◆ Given exercise
The copy must start at the line that contains "Generate a web" and finish at the line that contains "const data = years.map((y, i)", reproducing each line exactly. Any picture in that span is omitted.

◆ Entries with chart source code
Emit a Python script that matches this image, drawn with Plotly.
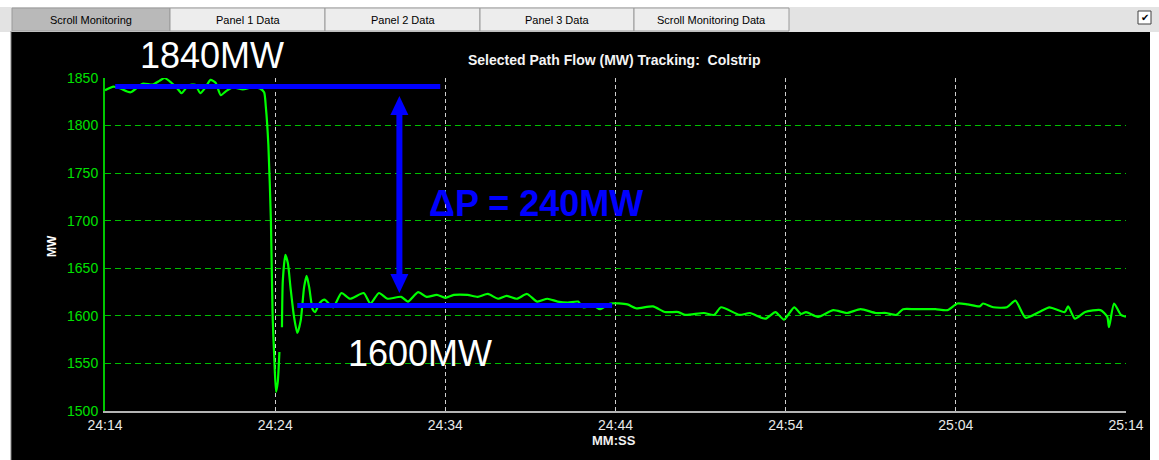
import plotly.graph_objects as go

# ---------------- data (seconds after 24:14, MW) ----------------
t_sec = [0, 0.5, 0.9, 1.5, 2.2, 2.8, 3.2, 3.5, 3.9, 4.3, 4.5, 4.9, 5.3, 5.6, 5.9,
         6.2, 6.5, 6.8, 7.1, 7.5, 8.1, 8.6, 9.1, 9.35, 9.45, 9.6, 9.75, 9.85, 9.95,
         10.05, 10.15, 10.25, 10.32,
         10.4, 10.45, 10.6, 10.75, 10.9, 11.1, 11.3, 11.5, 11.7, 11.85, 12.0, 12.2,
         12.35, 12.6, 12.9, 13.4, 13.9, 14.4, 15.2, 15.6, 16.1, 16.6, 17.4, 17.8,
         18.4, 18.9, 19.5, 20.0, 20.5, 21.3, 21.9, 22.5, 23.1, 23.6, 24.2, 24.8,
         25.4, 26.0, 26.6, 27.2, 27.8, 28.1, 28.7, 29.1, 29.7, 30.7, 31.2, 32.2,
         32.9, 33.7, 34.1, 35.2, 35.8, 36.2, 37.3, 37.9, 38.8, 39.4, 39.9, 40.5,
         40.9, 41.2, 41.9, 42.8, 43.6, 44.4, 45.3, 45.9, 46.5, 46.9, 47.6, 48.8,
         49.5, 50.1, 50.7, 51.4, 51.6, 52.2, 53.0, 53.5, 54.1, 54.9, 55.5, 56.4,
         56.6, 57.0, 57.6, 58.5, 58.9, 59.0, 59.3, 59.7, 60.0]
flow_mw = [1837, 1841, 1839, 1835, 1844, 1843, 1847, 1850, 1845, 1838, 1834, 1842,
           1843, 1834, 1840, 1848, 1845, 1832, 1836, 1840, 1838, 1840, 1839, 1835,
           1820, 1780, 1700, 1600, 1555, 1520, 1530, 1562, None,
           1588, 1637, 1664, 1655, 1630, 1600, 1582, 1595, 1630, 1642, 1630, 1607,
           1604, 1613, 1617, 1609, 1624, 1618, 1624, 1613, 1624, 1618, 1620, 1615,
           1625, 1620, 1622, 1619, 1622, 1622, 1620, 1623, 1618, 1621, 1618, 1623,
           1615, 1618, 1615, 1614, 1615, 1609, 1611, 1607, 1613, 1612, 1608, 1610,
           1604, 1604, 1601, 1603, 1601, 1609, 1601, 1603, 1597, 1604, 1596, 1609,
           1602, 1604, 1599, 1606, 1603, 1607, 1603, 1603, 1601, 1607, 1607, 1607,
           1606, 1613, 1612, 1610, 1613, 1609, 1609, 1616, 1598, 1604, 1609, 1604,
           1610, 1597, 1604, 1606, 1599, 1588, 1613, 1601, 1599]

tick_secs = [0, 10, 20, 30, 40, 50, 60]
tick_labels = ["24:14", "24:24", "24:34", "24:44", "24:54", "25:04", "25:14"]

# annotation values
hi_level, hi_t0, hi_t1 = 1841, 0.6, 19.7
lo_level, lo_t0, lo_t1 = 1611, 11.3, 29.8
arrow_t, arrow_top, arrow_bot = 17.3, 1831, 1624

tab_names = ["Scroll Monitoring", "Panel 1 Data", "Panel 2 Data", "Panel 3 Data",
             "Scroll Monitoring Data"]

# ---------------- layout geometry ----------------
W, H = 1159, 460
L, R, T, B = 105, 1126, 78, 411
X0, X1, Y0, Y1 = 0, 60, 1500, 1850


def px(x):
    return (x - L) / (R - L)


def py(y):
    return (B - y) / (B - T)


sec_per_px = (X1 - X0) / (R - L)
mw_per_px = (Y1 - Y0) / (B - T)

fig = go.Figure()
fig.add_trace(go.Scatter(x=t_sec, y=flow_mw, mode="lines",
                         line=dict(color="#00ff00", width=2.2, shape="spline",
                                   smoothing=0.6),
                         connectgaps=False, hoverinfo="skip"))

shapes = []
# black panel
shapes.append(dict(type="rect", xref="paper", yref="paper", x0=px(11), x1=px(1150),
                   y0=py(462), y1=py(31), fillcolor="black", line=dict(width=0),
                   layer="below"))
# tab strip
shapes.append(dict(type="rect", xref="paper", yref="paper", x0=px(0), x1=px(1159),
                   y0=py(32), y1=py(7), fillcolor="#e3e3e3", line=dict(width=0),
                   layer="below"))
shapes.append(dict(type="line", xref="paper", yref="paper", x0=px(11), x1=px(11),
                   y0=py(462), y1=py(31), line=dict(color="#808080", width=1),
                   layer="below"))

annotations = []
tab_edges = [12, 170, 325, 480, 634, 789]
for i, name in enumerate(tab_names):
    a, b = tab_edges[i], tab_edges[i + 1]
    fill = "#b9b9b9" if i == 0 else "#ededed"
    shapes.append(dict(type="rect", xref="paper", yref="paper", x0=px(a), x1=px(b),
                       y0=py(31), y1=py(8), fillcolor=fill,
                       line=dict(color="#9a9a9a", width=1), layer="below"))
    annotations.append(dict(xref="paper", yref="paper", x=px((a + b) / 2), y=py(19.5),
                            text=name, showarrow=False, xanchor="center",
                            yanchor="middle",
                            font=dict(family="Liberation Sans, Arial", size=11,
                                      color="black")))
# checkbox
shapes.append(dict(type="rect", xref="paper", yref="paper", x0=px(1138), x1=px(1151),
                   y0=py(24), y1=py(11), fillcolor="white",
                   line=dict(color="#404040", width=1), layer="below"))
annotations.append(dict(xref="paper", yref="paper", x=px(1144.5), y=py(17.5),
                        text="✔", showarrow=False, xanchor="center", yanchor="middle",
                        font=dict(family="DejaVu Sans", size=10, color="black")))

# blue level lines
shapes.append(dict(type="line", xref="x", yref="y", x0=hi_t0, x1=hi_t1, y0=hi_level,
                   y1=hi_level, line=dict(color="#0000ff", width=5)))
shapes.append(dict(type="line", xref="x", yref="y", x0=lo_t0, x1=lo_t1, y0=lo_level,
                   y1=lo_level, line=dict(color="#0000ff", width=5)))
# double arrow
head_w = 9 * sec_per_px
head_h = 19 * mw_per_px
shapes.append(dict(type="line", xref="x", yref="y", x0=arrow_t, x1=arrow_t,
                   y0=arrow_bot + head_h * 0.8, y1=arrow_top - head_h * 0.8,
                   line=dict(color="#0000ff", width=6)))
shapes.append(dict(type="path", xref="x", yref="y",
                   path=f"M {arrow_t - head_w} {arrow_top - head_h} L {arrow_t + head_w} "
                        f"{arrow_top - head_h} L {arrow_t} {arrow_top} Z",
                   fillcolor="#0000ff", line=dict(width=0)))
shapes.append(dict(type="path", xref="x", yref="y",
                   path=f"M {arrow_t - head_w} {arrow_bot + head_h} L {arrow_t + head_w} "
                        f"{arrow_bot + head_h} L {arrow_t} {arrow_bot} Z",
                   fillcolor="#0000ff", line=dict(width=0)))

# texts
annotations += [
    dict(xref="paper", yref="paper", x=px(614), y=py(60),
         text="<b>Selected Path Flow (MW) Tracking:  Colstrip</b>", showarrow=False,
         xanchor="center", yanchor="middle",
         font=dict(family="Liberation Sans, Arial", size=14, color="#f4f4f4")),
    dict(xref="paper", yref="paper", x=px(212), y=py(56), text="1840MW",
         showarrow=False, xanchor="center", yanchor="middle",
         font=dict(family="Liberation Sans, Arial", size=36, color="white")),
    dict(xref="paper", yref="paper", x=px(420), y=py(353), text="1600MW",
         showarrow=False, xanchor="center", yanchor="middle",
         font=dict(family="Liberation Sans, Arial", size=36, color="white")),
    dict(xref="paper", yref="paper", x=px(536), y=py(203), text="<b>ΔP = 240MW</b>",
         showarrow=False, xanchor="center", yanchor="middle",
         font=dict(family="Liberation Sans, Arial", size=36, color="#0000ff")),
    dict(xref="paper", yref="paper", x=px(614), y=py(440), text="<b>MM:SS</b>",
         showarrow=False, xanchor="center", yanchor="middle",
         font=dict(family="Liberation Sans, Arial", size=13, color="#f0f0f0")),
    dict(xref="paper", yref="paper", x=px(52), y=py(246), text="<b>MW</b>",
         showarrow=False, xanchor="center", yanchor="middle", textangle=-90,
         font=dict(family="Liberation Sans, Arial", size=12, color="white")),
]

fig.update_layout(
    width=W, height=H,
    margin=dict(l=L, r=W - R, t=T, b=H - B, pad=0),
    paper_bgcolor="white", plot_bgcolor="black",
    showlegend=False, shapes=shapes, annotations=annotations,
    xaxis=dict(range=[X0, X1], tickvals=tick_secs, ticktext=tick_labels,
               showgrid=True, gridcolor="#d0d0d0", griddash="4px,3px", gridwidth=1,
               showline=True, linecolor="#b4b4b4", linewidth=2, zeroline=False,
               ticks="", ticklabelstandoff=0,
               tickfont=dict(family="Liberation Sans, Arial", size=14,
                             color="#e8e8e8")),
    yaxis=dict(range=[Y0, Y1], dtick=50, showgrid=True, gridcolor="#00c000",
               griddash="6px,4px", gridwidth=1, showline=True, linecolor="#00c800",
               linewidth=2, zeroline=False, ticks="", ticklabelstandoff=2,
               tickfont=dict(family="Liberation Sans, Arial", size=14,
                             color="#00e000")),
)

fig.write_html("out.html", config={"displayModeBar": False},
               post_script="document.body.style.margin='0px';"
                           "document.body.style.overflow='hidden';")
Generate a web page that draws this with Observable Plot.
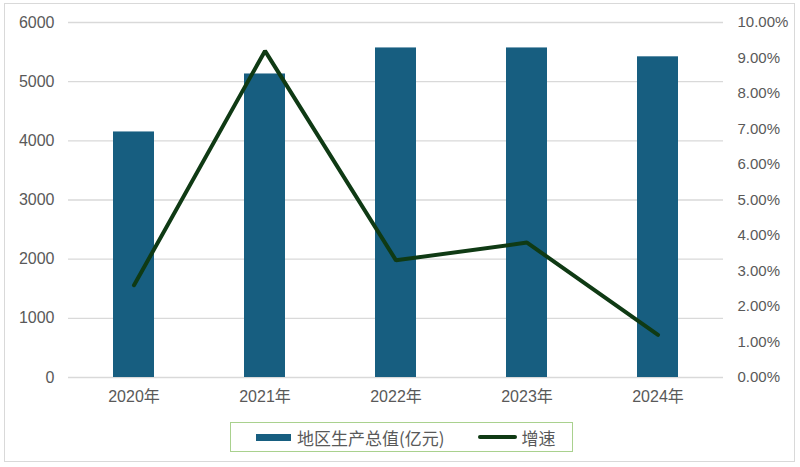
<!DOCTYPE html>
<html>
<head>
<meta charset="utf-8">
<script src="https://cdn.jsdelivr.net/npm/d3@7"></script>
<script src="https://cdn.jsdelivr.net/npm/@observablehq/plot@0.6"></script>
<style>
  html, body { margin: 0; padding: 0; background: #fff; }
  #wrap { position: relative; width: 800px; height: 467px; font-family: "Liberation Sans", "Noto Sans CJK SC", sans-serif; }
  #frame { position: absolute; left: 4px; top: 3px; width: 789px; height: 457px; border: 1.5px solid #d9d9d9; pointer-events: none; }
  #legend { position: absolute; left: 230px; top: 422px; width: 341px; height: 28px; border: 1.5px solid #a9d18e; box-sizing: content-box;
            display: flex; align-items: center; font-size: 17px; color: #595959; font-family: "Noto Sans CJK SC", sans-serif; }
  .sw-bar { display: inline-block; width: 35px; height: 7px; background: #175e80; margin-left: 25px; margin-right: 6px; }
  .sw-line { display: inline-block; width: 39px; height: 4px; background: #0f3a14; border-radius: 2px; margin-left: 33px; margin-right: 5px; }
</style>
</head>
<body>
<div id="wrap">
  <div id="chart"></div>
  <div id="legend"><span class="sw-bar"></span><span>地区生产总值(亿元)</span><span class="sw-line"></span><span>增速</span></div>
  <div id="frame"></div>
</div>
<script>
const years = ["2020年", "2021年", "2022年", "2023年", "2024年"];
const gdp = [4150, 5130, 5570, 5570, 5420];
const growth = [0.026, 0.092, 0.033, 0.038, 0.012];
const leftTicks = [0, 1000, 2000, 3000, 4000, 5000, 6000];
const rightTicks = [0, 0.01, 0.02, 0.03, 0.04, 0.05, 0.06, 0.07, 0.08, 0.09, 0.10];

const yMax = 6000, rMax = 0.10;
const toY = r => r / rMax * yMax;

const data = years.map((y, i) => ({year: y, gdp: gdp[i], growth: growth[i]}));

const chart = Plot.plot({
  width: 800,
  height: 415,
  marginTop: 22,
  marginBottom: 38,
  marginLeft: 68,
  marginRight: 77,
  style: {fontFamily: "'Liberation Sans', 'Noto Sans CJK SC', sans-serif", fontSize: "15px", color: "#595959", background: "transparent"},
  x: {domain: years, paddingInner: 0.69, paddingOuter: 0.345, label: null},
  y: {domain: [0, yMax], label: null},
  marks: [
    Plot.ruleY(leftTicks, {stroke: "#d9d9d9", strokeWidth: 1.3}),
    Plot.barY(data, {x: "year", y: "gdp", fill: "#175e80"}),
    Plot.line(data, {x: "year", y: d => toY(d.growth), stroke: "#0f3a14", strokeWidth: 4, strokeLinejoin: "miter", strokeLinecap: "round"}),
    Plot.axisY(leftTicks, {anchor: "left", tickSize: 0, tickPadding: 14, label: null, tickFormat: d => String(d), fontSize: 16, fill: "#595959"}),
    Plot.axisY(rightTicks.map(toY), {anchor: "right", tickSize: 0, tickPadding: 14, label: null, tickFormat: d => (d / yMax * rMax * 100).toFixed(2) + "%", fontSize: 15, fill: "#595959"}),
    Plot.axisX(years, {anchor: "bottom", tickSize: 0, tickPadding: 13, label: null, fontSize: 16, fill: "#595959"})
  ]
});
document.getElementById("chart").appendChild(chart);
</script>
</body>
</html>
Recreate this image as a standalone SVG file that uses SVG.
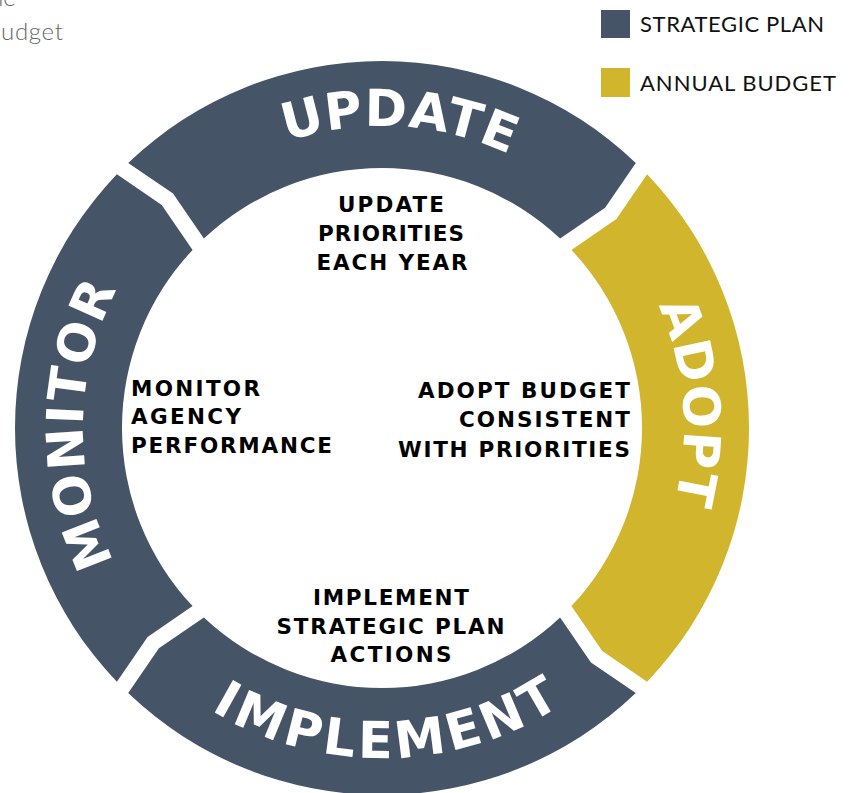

◆ Reply to the task
Generate a web page that draws this with Observable Plot.
<!DOCTYPE html>
<html>
<head>
<meta charset="utf-8">
<script src="https://cdn.jsdelivr.net/npm/d3@7"></script>
<script src="https://cdn.jsdelivr.net/npm/@observablehq/plot@0.6"></script>
<style>
  html, body { margin: 0; padding: 0; background: #fff; }
  #wrap { position: relative; width: 800px; height: 467px; font-family: "Liberation Sans", "Noto Sans CJK SC", sans-serif; }
  #frame { position: absolute; left: 4px; top: 3px; width: 789px; height: 457px; border: 1.5px solid #d9d9d9; pointer-events: none; }
  #legend { position: absolute; left: 230px; top: 422px; width: 341px; height: 28px; border: 1.5px solid #a9d18e; box-sizing: content-box;
            display: flex; align-items: center; font-size: 17px; color: #595959; font-family: "Noto Sans CJK SC", sans-serif; }
  .sw-bar { display: inline-block; width: 35px; height: 7px; background: #175e80; margin-left: 25px; margin-right: 6px; }
  .sw-line { display: inline-block; width: 39px; height: 4px; background: #0f3a14; border-radius: 2px; margin-left: 33px; margin-right: 5px; }
</style>
</head>
<body>
<div id="wrap">
  <div id="chart"></div>
  <div id="legend"><span class="sw-bar"></span><span>地区生产总值(亿元)</span><span class="sw-line"></span><span>增速</span></div>
  <div id="frame"></div>
</div>
<script>
const years = ["2020年", "2021年", "2022年", "2023年", "2024年"];
const gdp = [4150, 5130, 5570, 5570, 5420];
const growth = [0.026, 0.092, 0.033, 0.038, 0.012];
const leftTicks = [0, 1000, 2000, 3000, 4000, 5000, 6000];
const rightTicks = [0, 0.01, 0.02, 0.03, 0.04, 0.05, 0.06, 0.07, 0.08, 0.09, 0.10];

const yMax = 6000, rMax = 0.10;
const toY = r => r / rMax * yMax;

const data = years.map((y, i) => ({year: y, gdp: gdp[i], growth: growth[i]}));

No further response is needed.